Les Tifs se passe dans un Harlem des années 1960, qui se rapproche du notre mais en diffère. L'auteur, Charles Stevenson Wright, est noir, tout comme son personnage principal. Il a écrit ce livre en 1966. L''avant-propos du traducteur évoque une auto-fiction dystopique. C'est dire si lire ce livre est à la fois plonger dans un univers qui nous semble proche mais aux détails différents.
Lester est noir. Il vit dans un immeuble miteux, rempli de personnages excentriques et inconscients de leur triste sort. Lester en a marre d'être en bas de l'échelle, de devoir se contenter de peu, dans une société où les noirs sont rabaissés. Il a les cheveux crépus. Il va se lisser les cheveux avec une lotion supposément miracle, le Silky Soath, pour devenir un peu moins noir, un peu plus blanc. Avec ses nouveaux tifs sur la tête, il va décider de s'imposer et de rencontrer la gloire et la belle-vie. Ce ne sera pas aussi simple.

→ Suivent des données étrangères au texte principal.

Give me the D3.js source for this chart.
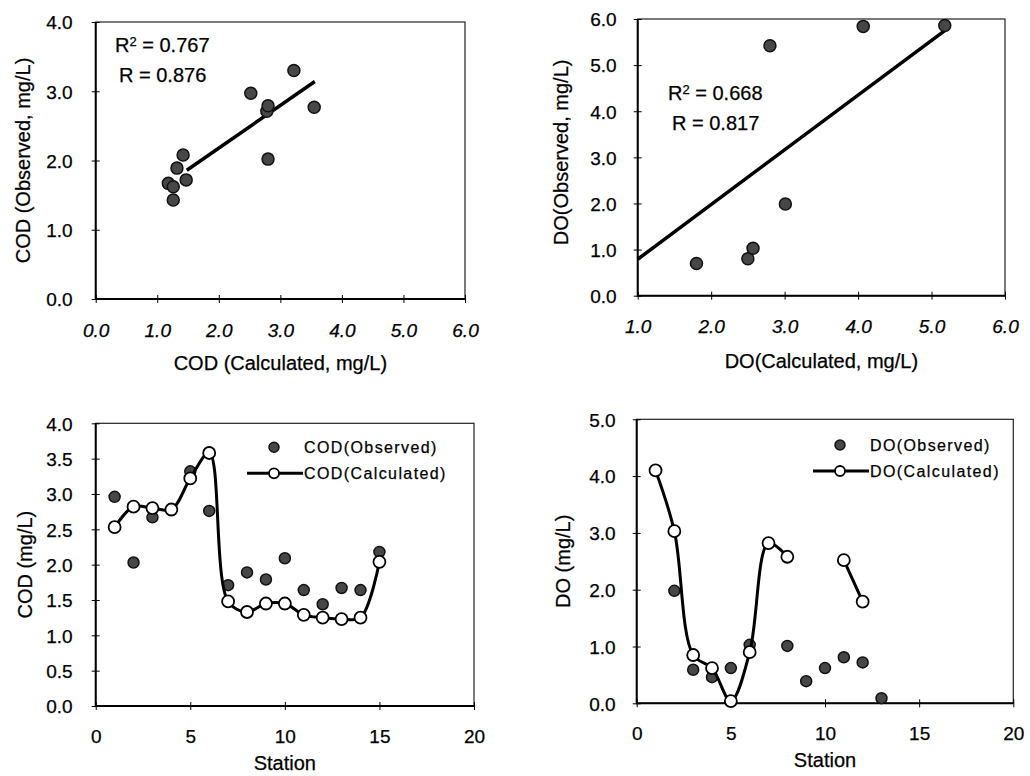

C'est donc un roman qui a les pieds dans la misère et la ségrégation raciale des années 1960 tout en prenant la forme d'une discrète dystopie, grâce à quelques touches irréelles mais cohérentes avec le ton du livre. La réalité n'est pas loin, la critique est sévère. La société américaine ne peut pas laisser sa place aux noirs de l'époque, et encore moins à ceux qui seraient prêts à sacrifier leur identité noire.

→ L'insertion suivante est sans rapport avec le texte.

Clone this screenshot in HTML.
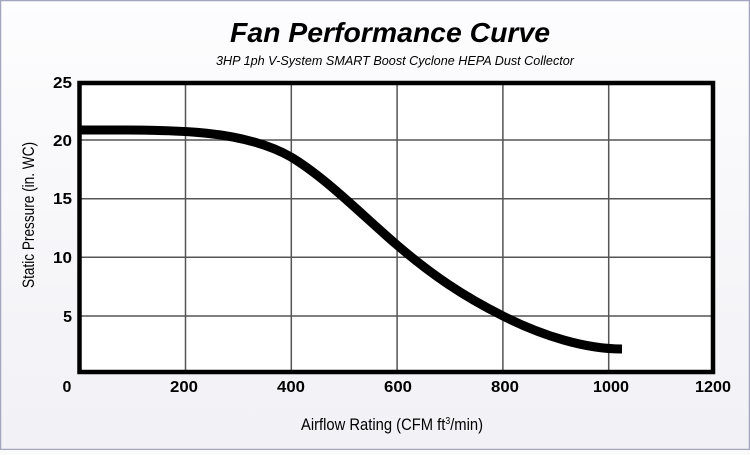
<!DOCTYPE html>
<html><head><style>
html,body{margin:0;padding:0;}
body{width:750px;height:450px;overflow:hidden;background:#fafafb;}
</style></head><body>
<svg width="750" height="450" viewBox="0 0 750 450" xmlns="http://www.w3.org/2000/svg" font-family="Liberation Sans, sans-serif">
<defs><linearGradient id="bg" x1="0" y1="0" x2="0" y2="1"><stop offset="0" stop-color="#fdfdfe"/><stop offset="1" stop-color="#f1f1f6"/></linearGradient></defs>
<rect x="0" y="0" width="750" height="450" fill="url(#bg)"/>
<rect x="0.5" y="0.5" width="749" height="449" fill="none" stroke="#a4a6c0" stroke-width="1.5"/>
<text x="390" y="42" text-anchor="middle" font-size="28" font-weight="bold" font-style="italic" textLength="320" lengthAdjust="spacingAndGlyphs">Fan Performance Curve</text>
<text x="395" y="65" text-anchor="middle" font-size="12.5" font-style="italic" textLength="358" lengthAdjust="spacingAndGlyphs">3HP 1ph V-System SMART Boost Cyclone HEPA Dust Collector</text>
<rect x="80" y="83" width="633" height="289" fill="#fff"/>
<g stroke="#555" stroke-width="1.5">
<line x1="185.5" y1="83" x2="185.5" y2="372"/>
<line x1="291.3" y1="83" x2="291.3" y2="372"/>
<line x1="397.1" y1="83" x2="397.1" y2="372"/>
<line x1="502.9" y1="83" x2="502.9" y2="372"/>
<line x1="608.7" y1="83" x2="608.7" y2="372"/>
<line x1="80" y1="140" x2="713" y2="140"/>
<line x1="80" y1="198.7" x2="713" y2="198.7"/>
<line x1="80" y1="257.3" x2="713" y2="257.3"/>
<line x1="80" y1="316" x2="713" y2="316"/>
</g>
<rect x="79.5" y="83" width="633.5" height="289" fill="none" stroke="#000" stroke-width="4.5"/>
<path d="M80,130 C170,130 240,128 291,157 C326,178 362,215 397,245 C432,275 463,296 503,316 C543,336 585,349 622,349" fill="none" stroke="#000" stroke-width="9"/>
<g font-size="16" font-weight="bold" text-anchor="middle">
<text x="67" y="392">0</text>
<text x="184" y="392" textLength="28" lengthAdjust="spacingAndGlyphs">200</text>
<text x="291" y="392" textLength="28" lengthAdjust="spacingAndGlyphs">400</text>
<text x="398" y="392" textLength="28" lengthAdjust="spacingAndGlyphs">600</text>
<text x="505" y="392" textLength="28" lengthAdjust="spacingAndGlyphs">800</text>
<text x="611" y="392" textLength="36" lengthAdjust="spacingAndGlyphs">1000</text>
<text x="713" y="392" textLength="36" lengthAdjust="spacingAndGlyphs">1200</text>
</g>
<g font-size="16" font-weight="bold" text-anchor="end">
<text x="72" y="88" textLength="19" lengthAdjust="spacingAndGlyphs">25</text>
<text x="72" y="146" textLength="19" lengthAdjust="spacingAndGlyphs">20</text>
<text x="72" y="204" textLength="19" lengthAdjust="spacingAndGlyphs">15</text>
<text x="72" y="263" textLength="19" lengthAdjust="spacingAndGlyphs">10</text>
<text x="72" y="322">5</text>
</g>
<text x="392" y="430" text-anchor="middle" font-size="17" textLength="182" lengthAdjust="spacingAndGlyphs">Airflow Rating (CFM ft<tspan font-size="10" dy="-6">3</tspan><tspan dy="6">/min)</tspan></text>
<text transform="translate(34,215) rotate(-90)" text-anchor="middle" font-size="17" textLength="146" lengthAdjust="spacingAndGlyphs">Static Pressure (in. WC)</text>
</svg>
</body></html>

C'est un livre amer, dont on entend entre les pages la colère de son auteur, mais écrit avec une certaine poésie, une poésie peut-être suintante, urbaine, sale. Ce sont des répliques parfois grandiloquentes d'ambition, des monologues d'un grand désespoir, des descriptions de décors et de personnages abîmés.
C'est un livre qui est un coup de poing adressé à son personnage principal, mais aussi à notre réalité. L'auteur, de milieu très modeste, n'écrira que trois livres, détestés par la critique de l'époque, seulement reconnus aujourd'hui.